China bersikap semakin tegas terhadap Hong Kong, yang antara lain ditandai dengan pengesahan UU Keamanan Hong Kong oleh parlemen pusat. Hal ini terjadi berbarengan dengan kebangkitan luar biasa ekonomi China.
Oleh
Redaksi
·3 menit baca
Unjuk rasa di Hong Kong kini diarahkan langsung ke pemerintah pusat China. Perkembangan itu memunculkan pertanyaan tentang wajah masa depan Hong Kong.
Seperti telah diberitakan harian ini, warga Hong Kong kembali berunjuk rasa, Jumat (5/6/2020). Dalam demonstrasi, ada spanduk-spanduk menyuarakan kemerdekaan.
Demontrasi bukan barang baru di Hong Kong. Pada tahun lalu, demonstrasi berlangsung berbulan-bulan. Unjuk rasa pada 2019 dipicu penolakan aktivis terhadap usulan UU Ekstradisi oleh pemerintah Hong Kong, yang memungkinkan pelanggar hukum di wilayah itu diekstradisi ke China daratan. RUU Ekstradisi dinilai mengancam kebebasan di Hong Kong karena bisa digunakan untuk menekan aktivis prodemokrasi.
Saat itu, demonstrasi diarahkan kepada lembaga legislatif setempat: menekan mereka agar tak memproses usulan pemerintah lokal. RUU Ekstradisi pun akhirnya dicabut.
Namun, sejumlah unjuk rasa tahun ini diarahkan langsung kepada otoritas pusat. Mereka mengkritik Beijing, terutama terkait pengesahan UU Keamanan Hong Kong oleh parlemen pusat, bukan parlemen lokal. China berargumen, UU Keamanan adalah mandat konstitusi Hong Kong yang belum terwujud.

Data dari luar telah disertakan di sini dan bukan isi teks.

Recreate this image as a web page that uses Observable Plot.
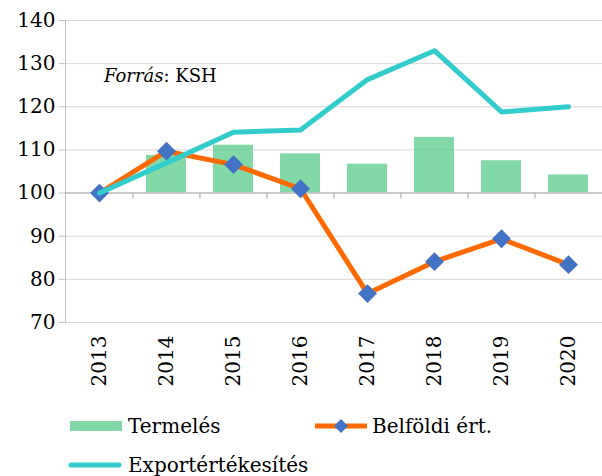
<!DOCTYPE html>
<html>
<head>
<meta charset="utf-8">
<script src="https://cdn.jsdelivr.net/npm/d3@7"></script>
<script src="https://cdn.jsdelivr.net/npm/@observablehq/plot@0.6"></script>
<style>
  html, body { margin: 0; padding: 0; background: #fff; }
  #wrap { position: relative; width: 602px; height: 476px; font-family: "DejaVu Serif", serif; color: #000; }
  .lg { position: absolute; font-size: 20px; line-height: 20px; white-space: nowrap; }
  #src { position: absolute; left: 104px; top: 65px; font-size: 18px; }
</style>
</head>
<body>
<div id="wrap"></div>
<script>
const years = ["2013", "2014", "2015", "2016", "2017", "2018", "2019", "2020"];
const termeles = [100, 108.7, 111.1, 109.1, 106.7, 112.9, 107.5, 104.2];
const belfoldi = [100, 109.7, 106.6, 101.0, 76.7, 84.1, 89.4, 83.4];
const exportErt = [100, 107.0, 114.1, 114.6, 126.3, 133.0, 118.8, 120.0];
const yTicks = [70, 80, 90, 100, 110, 120, 130, 140];
const seriesNames = ["Termelés", "Belföldi ért.", "Exportértékesítés"];
const colors = {bar: "#5acb8a", orange: "#ff6a00", blue: "#4472c4", cyan: "#33cccc"};

const data = years.map((y, i) => ({year: y, t: termeles[i], b: belfoldi[i], e: exportErt[i]}));

const W = 602, H = 400, ML = 65, MR = 0, MT = 20, MB = 78;
const step = (W - ML - MR) / years.length;

const chart = Plot.plot({
  width: W, height: H,
  marginLeft: ML, marginRight: MR, marginTop: MT, marginBottom: MB,
  style: {fontFamily: "DejaVu Serif", fontSize: "20px", background: "white", color: "black"},
  x: {domain: years, type: "band", paddingInner: 0.4, paddingOuter: 0.2, label: null},
  y: {domain: [70, 140], label: null},
  marks: [
    Plot.ruleY(yTicks, {stroke: "#d9d9d9", strokeWidth: 1}),
    Plot.frame({anchor: "left", stroke: "#bfbfbf"}),
    Plot.axisY(yTicks, {tickSize: 6, tickPadding: 4, stroke: "#bfbfbf", fill: "black", fontSize: 20, label: null}),
    Plot.axisX({tickSize: 0, tickPadding: 13, tickRotate: -90, fontSize: 20, fill: "black", label: null}),
    Plot.barY(data, {x: "year", y1: 100, y2: "t", fill: colors.bar, fillOpacity: 0.75}),
    Plot.ruleY([100], {stroke: "#bfbfbf", strokeWidth: 1.5}),
    Plot.ruleX(years.slice(1), {x: d => d, y1: 100, y2: 100, dx: -step / 2, insetTop: 0, insetBottom: -6, stroke: "#bfbfbf", strokeWidth: 1.5}),
    Plot.line(data, {x: "year", y: "b", stroke: colors.orange, strokeWidth: 5, strokeLinejoin: "round"}),
    Plot.dot(data, {x: "year", y: "b", symbol: "diamond2", r: 8.5, fill: colors.blue, stroke: "none"}),
    Plot.line(data, {x: "year", y: "e", stroke: colors.cyan, strokeWidth: 5, strokeLinecap: "round", strokeLinejoin: "round"})
  ]
});

const wrap = document.getElementById("wrap");
wrap.appendChild(chart);

const src = document.createElement("div");
src.id = "src";
src.innerHTML = "<i>Forrás</i>: KSH";
wrap.appendChild(src);

// Legend
function add(html, left, top) {
  const d = document.createElement("div");
  d.className = "lg";
  d.style.left = left + "px";
  d.style.top = top + "px";
  d.innerHTML = html;
  wrap.appendChild(d);
}
add(`<svg width="52" height="10" style="display:block"><rect width="52" height="10" fill="${colors.bar}" fill-opacity="0.75"/></svg>`, 70, 421);
add(seriesNames[0], 128, 416);
add(`<svg width="56" height="16" style="display:block"><line x1="2" y1="8" x2="54" y2="8" stroke="${colors.orange}" stroke-width="5"/><path d="M28,1 L35,8 L28,15 L21,8 Z" fill="${colors.blue}"/></svg>`, 313, 418);
add(seriesNames[1], 372, 416);
add(`<svg width="56" height="8" style="display:block"><line x1="3" y1="4" x2="51" y2="4" stroke="${colors.cyan}" stroke-width="5" stroke-linecap="round"/></svg>`, 68, 461);
add(seriesNames[2], 128, 455);
</script>
</body>
</html>
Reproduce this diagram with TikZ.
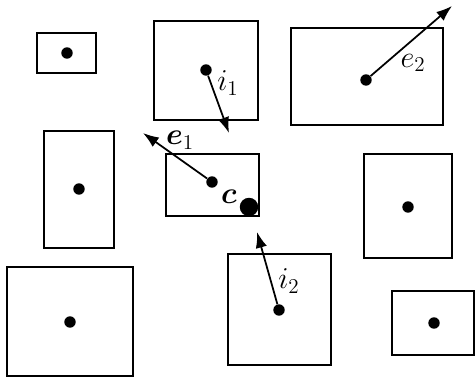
\documentclass[tikz,border=0pt]{standalone}
\usepackage{amsmath,amssymb}
\usetikzlibrary{arrows.meta}
\begin{document}
\begin{tikzpicture}[x=0.02cm,y=-0.02cm,
    box/.style={draw,line width=1.4pt},
    dot/.style={circle,fill,inner sep=0pt,minimum size=6.5pt},
    move/.style={-{Latex[length=9pt,width=6.5pt]},line width=1pt},
    lbl/.style={font=\LARGE}]
  \useasboundingbox (0,0) rectangle (475,377);

  % Draw boxes
  \draw[box] (37,33) rectangle (96,73);
  \draw[box] (154,21) rectangle (258,120);
  \draw[box] (291,28) rectangle (443,125);
  \draw[box] (44,131) rectangle (114,248);
  \draw[box] (166,154) rectangle (259,216);
  \draw[box] (364,154) rectangle (452,258);
  \draw[box] (7,267) rectangle (133,376);
  \draw[box] (228,254) rectangle (331,365);
  \draw[box] (392,291) rectangle (474,355);

  % Draw centres
  \node[dot] (pa) at (67,53) {};
  \node[dot] (pb) at (206,70) {};
  \node[dot] (pc) at (366,80) {};
  \node[dot] (pd) at (79,189) {};
  \node[dot] (pe) at (212,182) {};
  \node[dot] (pf) at (408,207) {};
  \node[dot] (pg) at (70,322) {};
  \node[dot] (ph) at (279,310) {};
  \node[dot] (pi) at (434,323) {};
  \node[circle,fill,inner sep=0pt,minimum size=10.5pt] (c) at (249,207) {};

  % Arrow ends
  \coordinate (ti1) at (229,133);
  \coordinate (te1) at (143,133);
  \coordinate (te2) at (452,6);
  \coordinate (ti2) at (257,232);

  % Connect centres with arrows
  \draw[move] (pb) -- (ti1);
  \draw[move] (pe) -- (te1);
  \draw[move] (pc) -- (te2);
  \draw[move] (ph) -- (ti2);

  % Labels
  \node[lbl] at (228,83) {$i_1$};
  \node[lbl] at (180,140) {$\boldsymbol{e}_1$};
  \node[lbl] at (413,63) {$e_2$};
  \node[lbl] at (289,281) {$i_2$};
  \node[lbl] at (229,197) {$\boldsymbol{c}$};
\end{tikzpicture}
\end{document}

Menurut konstitusi ini, Hong Kong perlu memiliki UU Keamanan yang melarang aktivitas antipemerintah, pengkhianatan, dan separatisme. Bagi Beijing, legislasi untuk Hong Kong berhak dijalankannya tanpa lewat parlemen lokal.
Dalam kondisi itulah, demontrasi warga pada pekan lalu dapat dipahami sebagai kekhawatiran terhadap Beijing karena dinilai mengabaikan prinsip “satu negara, dua sistem” yang disetujui China dan Inggris menjelang penyerahan kembali Hong Kong tahun 1997. Dengan prinsip itu, Beijing menjamin warga Hong Kong menikmati kebebasan lebih besar. Warga Hong Kong juga memiliki hukum dan peradilan independen.
Dengan prinsip itu, Beijing menjamin warga Hong Kong menikmati kebebasan lebih besar.
Barat mengkritik pengesahan UU Keamanan Hong Kong. Bahkan, Amerika Serikat bersiap menerapkan sanksi terhadap pejabat China dan mencabut keistimewaan Hong Kong dalam perdagangan dengan AS.
Akan tetapi, tampak saat demonstrasi memanas pada tahun lalu, Beijing menegaskan sikapnya menghormati ”satu negara, dua sistem”. Media China, Global Times, menulis, kekhasan Hong Kong sebagai penghubung budaya serta ekonomi antara Timur dan Barat terus dijaga Beijing. Kekhasan ini diyakini tak hanya menguntungkan Hong Kong, tapi juga wilayah Asia-Pasifik, termasuk AS.
Di sisi lain, Beijing menaruh perhatian besar pada ketertiban dan integrasi wilayah. Dengan kata lain, bagi Beijing, Hong Kong harus tetap khas (“satu negara, dua sistem”) tetapi tak memberi ruang bagi separatisme.
Hal yang menarik, “sikap tegas” Beijing yang antara lain ditandai dengan pengesahan UU Keamanan oleh otoritas pusat, baru terjadi sekarang, tidak pada tahun 2003, saat UU Keamanan juga coba digagas tetapi akhirnya ditunda. Di tengah kebangkitan ekonominya yang luar biasa, China tampak kini jauh lebih percaya diri. Wajah masa depan Hong Kong pun pelan-pelan mulai tergambar.